I think we can confidently estimate that the vast majority of outstanding medical debt would be either less than one year old or less than $500, so this will mean that, for many, their credit reports will show fewer delinquencies.
And this estimate pans out, as the press release estimates that “nearly 70 percent of the total medical collection debt tradelines reported to the Nationwide Credit Reporting Agencies (NCRAs) are removed from consumer credit files.”
Why this matters
Those who review your credit report want to know that you will pay back the debts you incur. Delinquencies on your credit report is evidence that you might not pay back your debts, which could make lender less likely to lend, or to lend at a higher rate.
Also, this is one of those issues that lowers your credit score.
So for the almost 20% of households that have overdue medical debt, this will make those issues go away. Which will make your credit report look better, and your credit score higher.
Now granted, if you’re behind on lots of different payments, this isn’t going to fix all of your issues, but it can fix at least some of them.
Your next job, as it was before, was to make sure that you’re never behind on your payments. Getting caught up is more important, financially, than basically anything else. Stop putting money away. Use your emergency fund if you have it. And heaven forbid you’re working and get a 401(k) match at work: stop it right now. Pay what you owe.
Credit agencies have too much power
While it’s nice that the credit agencies did this, and that this will have tangible improvements for millions of people’s financial situations, I have to note that this shows just how much power that the credit agencies have.
And they could reverse this tomorrow if they wanted, or change any of their rules, as far as I can tell. We are, in many ways, at their mercy.
Which is why it’s so important to not interact with debt products unless absolutely necessary. The best place for your credit cards is in a locked drawer.

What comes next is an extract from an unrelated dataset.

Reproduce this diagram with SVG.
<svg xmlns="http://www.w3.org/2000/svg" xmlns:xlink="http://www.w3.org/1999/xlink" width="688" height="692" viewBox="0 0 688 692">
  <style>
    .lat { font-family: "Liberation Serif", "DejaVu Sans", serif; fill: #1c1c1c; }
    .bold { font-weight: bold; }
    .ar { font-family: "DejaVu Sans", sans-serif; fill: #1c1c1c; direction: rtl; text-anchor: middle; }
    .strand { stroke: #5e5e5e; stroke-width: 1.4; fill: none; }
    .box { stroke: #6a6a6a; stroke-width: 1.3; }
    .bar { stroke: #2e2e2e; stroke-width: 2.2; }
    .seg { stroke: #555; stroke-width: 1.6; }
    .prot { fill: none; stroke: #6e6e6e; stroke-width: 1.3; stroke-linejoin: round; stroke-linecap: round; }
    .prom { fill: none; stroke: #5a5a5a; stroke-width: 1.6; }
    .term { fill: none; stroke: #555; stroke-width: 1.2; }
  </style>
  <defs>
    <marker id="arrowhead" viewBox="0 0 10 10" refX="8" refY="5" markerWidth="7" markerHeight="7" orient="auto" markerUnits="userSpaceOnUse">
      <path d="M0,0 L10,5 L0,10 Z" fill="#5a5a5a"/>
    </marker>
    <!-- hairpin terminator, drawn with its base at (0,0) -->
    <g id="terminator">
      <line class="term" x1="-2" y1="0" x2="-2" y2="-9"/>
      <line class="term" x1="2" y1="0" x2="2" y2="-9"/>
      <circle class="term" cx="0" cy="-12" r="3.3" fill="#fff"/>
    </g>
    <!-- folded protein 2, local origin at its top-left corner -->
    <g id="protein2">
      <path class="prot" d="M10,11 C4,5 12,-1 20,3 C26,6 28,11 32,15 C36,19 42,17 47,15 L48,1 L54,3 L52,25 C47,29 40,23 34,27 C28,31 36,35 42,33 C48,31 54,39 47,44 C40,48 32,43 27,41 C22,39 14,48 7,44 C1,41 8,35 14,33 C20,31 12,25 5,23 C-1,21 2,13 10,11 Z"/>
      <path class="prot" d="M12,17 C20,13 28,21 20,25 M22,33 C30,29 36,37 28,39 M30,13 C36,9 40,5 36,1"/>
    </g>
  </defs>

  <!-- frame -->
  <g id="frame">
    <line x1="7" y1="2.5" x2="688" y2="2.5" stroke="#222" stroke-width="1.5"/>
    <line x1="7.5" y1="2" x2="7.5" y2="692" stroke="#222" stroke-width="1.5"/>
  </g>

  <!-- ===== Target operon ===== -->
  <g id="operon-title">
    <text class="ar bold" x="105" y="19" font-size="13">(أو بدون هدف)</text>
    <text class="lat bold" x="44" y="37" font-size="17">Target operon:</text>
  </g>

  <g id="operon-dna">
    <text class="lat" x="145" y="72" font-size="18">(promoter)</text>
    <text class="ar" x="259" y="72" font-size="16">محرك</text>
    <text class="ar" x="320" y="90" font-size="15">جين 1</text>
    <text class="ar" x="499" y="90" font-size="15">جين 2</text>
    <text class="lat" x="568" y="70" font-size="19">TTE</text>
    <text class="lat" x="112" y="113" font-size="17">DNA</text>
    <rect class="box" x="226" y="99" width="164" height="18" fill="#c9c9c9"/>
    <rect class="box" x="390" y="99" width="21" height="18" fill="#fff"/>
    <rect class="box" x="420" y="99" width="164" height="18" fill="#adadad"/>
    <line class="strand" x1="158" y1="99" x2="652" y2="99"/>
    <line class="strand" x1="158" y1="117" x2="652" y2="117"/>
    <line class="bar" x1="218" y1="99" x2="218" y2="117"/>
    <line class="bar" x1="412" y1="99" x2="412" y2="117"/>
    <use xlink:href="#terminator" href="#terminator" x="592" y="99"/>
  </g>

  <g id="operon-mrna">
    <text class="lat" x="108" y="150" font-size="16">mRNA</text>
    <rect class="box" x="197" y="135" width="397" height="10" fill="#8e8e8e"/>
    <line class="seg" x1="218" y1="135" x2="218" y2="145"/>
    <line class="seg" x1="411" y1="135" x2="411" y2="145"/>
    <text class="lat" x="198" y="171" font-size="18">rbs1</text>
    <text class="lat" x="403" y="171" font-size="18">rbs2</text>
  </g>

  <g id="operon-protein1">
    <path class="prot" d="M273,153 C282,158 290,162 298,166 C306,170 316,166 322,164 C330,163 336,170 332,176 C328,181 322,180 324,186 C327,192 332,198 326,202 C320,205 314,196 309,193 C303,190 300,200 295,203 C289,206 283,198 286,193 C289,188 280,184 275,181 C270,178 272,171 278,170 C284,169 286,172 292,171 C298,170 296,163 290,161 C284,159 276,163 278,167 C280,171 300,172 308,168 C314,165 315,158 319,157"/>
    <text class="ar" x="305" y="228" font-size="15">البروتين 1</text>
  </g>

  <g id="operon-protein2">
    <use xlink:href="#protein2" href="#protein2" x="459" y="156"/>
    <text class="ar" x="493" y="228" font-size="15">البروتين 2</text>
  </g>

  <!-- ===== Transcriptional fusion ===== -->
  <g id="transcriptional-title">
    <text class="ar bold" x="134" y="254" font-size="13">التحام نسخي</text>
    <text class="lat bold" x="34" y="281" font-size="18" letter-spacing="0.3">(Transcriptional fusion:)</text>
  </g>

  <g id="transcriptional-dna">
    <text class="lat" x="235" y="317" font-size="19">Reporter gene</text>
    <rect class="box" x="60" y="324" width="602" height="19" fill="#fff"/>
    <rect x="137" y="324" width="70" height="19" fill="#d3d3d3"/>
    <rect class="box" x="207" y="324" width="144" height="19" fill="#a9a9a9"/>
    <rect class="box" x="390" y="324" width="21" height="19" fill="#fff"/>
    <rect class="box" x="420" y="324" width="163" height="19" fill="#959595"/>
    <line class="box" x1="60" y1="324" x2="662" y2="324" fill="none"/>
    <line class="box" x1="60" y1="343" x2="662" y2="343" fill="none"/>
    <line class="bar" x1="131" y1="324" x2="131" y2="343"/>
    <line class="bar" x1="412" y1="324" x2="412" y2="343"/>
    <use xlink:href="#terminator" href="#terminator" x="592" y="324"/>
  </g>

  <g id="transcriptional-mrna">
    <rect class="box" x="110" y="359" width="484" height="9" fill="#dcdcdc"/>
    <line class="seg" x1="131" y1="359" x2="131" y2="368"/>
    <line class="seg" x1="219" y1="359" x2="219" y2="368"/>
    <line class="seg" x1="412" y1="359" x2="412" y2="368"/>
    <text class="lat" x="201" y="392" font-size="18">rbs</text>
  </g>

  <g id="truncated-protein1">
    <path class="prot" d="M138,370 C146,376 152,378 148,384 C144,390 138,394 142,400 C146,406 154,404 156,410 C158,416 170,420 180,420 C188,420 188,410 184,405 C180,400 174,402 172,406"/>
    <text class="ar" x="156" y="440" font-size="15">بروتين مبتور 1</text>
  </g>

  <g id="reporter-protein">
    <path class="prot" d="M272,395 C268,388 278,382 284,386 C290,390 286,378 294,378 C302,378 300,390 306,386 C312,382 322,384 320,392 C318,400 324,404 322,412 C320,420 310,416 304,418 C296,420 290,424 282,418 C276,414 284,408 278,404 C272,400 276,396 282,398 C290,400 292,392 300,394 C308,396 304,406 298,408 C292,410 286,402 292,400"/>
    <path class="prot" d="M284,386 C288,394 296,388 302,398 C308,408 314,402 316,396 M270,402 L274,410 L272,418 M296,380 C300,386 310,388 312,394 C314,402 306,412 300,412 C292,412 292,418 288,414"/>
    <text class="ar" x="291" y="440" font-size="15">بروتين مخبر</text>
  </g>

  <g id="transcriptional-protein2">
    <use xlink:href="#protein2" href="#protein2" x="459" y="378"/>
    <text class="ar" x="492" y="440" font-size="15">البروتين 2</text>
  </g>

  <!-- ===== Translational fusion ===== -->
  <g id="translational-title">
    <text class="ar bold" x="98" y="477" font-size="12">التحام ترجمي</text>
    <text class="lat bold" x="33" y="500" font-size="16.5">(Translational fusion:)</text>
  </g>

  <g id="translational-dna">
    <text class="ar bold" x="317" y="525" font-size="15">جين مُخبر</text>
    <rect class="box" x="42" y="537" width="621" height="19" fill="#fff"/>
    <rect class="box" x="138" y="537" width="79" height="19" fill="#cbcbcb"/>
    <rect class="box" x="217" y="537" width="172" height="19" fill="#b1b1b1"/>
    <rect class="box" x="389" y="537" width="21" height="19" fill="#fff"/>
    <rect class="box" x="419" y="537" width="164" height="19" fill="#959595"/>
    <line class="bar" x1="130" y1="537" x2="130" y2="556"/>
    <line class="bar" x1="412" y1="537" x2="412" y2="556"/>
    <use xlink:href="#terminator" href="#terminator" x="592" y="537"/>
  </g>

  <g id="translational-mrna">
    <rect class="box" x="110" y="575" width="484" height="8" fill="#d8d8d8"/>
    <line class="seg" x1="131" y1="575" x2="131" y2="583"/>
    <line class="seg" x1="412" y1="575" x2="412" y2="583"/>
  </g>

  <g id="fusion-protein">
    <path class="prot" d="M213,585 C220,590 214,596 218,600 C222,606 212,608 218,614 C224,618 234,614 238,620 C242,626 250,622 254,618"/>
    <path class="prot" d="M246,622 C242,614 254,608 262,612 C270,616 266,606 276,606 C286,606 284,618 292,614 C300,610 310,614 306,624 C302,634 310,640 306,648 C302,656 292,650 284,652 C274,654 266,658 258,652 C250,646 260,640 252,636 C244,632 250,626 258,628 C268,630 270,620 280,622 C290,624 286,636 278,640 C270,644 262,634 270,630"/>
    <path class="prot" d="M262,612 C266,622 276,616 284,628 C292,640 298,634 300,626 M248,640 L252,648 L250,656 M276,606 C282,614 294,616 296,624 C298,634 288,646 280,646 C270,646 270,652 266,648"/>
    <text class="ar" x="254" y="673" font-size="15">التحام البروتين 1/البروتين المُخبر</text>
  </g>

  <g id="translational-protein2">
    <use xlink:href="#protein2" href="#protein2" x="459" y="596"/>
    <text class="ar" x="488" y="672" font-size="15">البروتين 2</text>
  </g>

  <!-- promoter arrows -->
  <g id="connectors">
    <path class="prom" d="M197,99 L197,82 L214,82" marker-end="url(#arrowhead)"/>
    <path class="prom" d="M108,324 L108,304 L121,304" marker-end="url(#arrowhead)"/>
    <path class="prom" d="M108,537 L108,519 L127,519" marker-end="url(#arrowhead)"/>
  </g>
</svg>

The best way to not get into debt is to have a robust emergency fund and the proper insurance. This won’t avoid take away all risk, but it will surely help.
Also, let’s give a shout out to effective government oversight and regulations. Apparently, this move by the credit agencies was in part spurred by a damning report made a year prior by none other than the CFPB, which questioned the “outsized role” of medical debt on credit reports. This report made a difference.
So maybe we can say that the CFPB, like Elizabeth Warren, is kind of a badass in its own right.